After every rainy season, the Mana Pools floodplain is transformed into a broad expanse of oxbow lakes that are perfect for canoe trails and walking safaris. Notably, Mana Pools is one of the only big-game national parks in Africa in which you can walk freely without being accompanied by a guide.

As the lakes gradually dry up and recede, these plains of Africa attract many mammals in search of water, including the endangered African wild dog. Mana Pools has one of the highest densities of wild dogs in Africa.

Kruger – A Birder’s Paradise

Pair of woodland kingfishers having a chat, Kruger

Stretching across three countries, the Kruger plains are one of Africa’s oldest and best preserved safari wildernesses. These plains of Africa occupy the provinces of Limpopo and Mpumalanga in South Africa, then continue into Zimbabwe and Mozambique.

Kruger is so vast it features multiple ecosystems distinguished by four veld types: marula, mopane, knob-thorn tree and red bushwillow veld.

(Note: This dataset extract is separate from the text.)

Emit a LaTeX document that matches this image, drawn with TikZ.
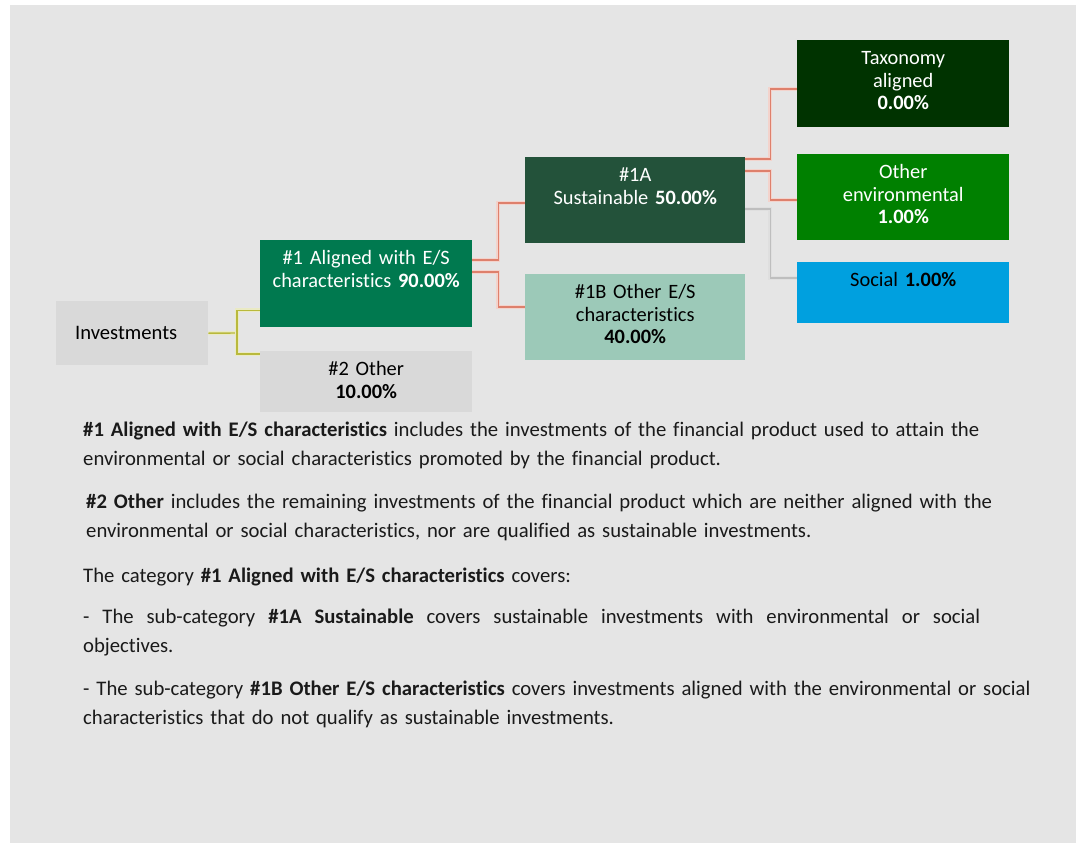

The park is just one part of these plains as the Greater Kruger ecosystem continues for tens of thousands of square kilometres.

It is home to all the big five animals: buffalo, elephant, leopard, rhino and lion. And, at 147 species, the national park boasts more species of large mammals than any other game reserve or national park in Africa.

With 517 bird species, Kruger is also a true birder’s paradise that offers some of the top birding spots in the world. Notable bird species include the endangered big six – the southern ground hornbill, martial eagle, kori bustard, Pel’s fishing owl, lappet-faced vulture and saddle-billed stork.

Discovering the Plains of Africa on a Safari

A multitude of storks flap their wings across the Busanga plains, Kafue

Once you visit the plains of Africa, you are forever changed. They just seem to have a magnetic pull that draws you back time and again. So plan your visit to the plains of Africa now, while they are still pristine with abundant wildlife!